Quick-cooking tapioca consists of small, uniform pearls derived from cassava root starch (Manihot esculenta), processed through a modernized manufacturing method that reduces cooking time compared to traditional pearl tapioca. The cassava root is harvested, processed to extract starch, and then formed into small spherical pellets that are partially gelatinized during production, allowing them to absorb liquid and achieve a translucent, gel-like texture in minutes rather than hours. Quick-cooking varieties typically range from 2-5mm in diameter and are predominantly composed of amylose and amylopectin starches, making them highly digestible and almost flavorless, serving primarily as a textural thickener and binder rather than a flavor component.

Culinary Uses

Quick-cooking tapioca is primarily employed as a thickening agent in desserts, puddings, and fruit preparations, particularly in Anglo-American and Northern European cuisines.

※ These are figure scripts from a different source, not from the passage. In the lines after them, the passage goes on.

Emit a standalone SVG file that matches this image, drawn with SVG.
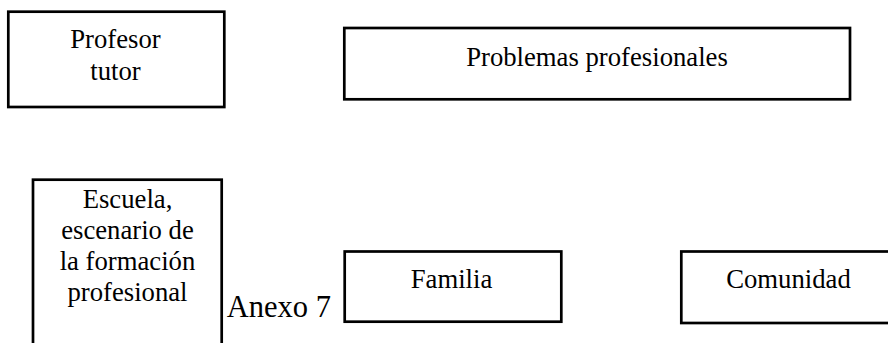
<svg xmlns="http://www.w3.org/2000/svg" width="888" height="343" viewBox="0 0 888 343">
<style>
.box{fill:#fff;stroke:#000;stroke-width:2.7}
.t{font-family:"Liberation Serif","Times New Roman",serif;font-size:26.7px;fill:#000;text-anchor:middle}
.a{font-family:"Liberation Serif","Times New Roman",serif;font-size:30.5px;fill:#000}
</style>
<rect width="888" height="343" fill="#fff"/>
<g id="profesor-tutor">
<rect class="box" x="8.3" y="11.7" width="216" height="95.3"/>
<text class="t" x="115.5" y="48.3">Profesor</text>
<text class="t" x="115.5" y="80">tutor</text>
</g>
<g id="problemas-profesionales">
<rect class="box" x="344.3" y="28" width="505.7" height="71.3"/>
<text class="t" x="597" y="66.4">Problemas profesionales</text>
</g>
<g id="escuela">
<rect class="box" x="33" y="179.7" width="188.7" height="200"/>
<text class="t" x="127.5" y="207.7">Escuela,</text>
<text class="t" x="127.5" y="238.7">escenario de</text>
<text class="t" x="127.5" y="269.7">la formación</text>
<text class="t" x="127.5" y="300.7">profesional</text>
</g>
<g id="familia">
<rect class="box" x="344.7" y="251.5" width="216.6" height="70.2"/>
<text class="t" x="451.5" y="288.3">Familia</text>
</g>
<g id="comunidad">
<rect class="box" x="681.3" y="251.5" width="220" height="71.5"/>
<text class="t" x="788.5" y="288.3">Comunidad</text>
</g>
<g id="connectors"></g>
<text class="a" x="226.7" y="316.7">Anexo 7</text>
</svg>
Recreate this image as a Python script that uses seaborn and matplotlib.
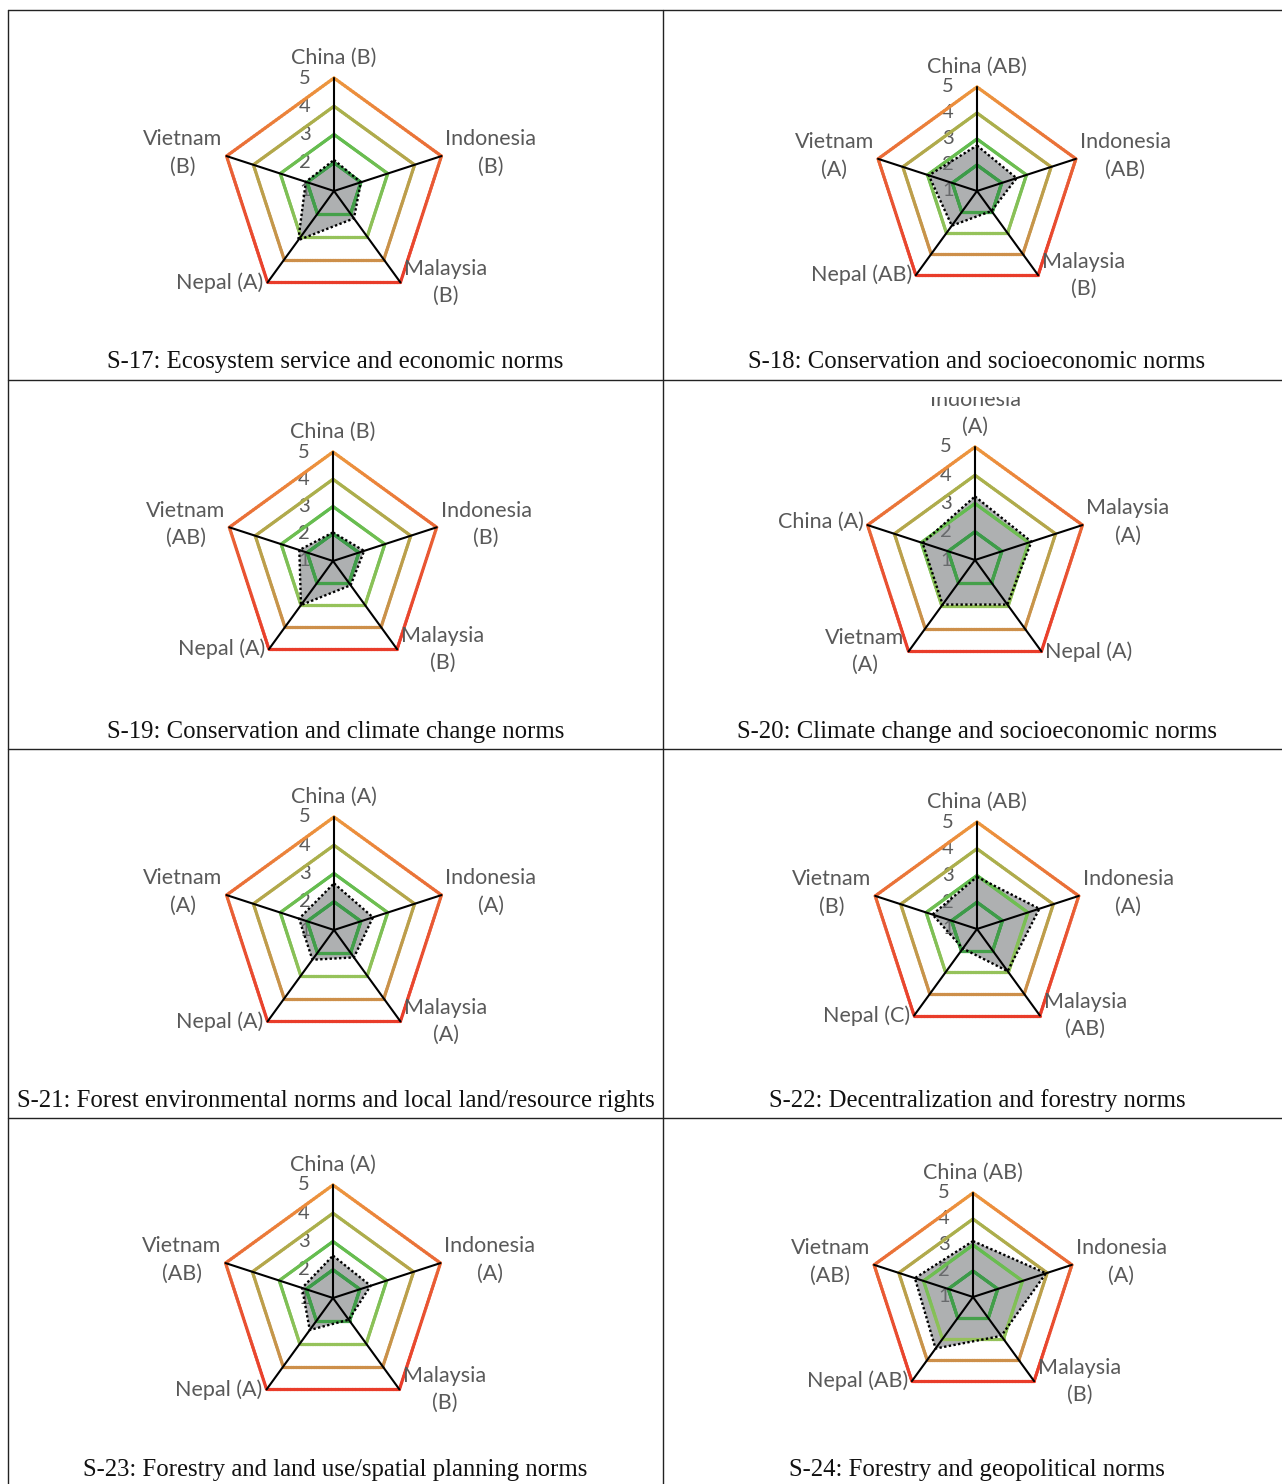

The pearls are stirred into hot liquid-based dishes where they rapidly absorb moisture and swell, creating a characteristic viscous, slightly gelatinous consistency with a mild, neutral flavor that does not overpower other ingredients. Common applications include tapioca pudding, fruit cobblers, pie fillings, and custard-based desserts. The ingredient is valued for its ability to set quickly without prolonged cooking, its neutral taste that complements both sweet and savory applications, and its gluten-free properties, making it suitable for restricted dietary preparations.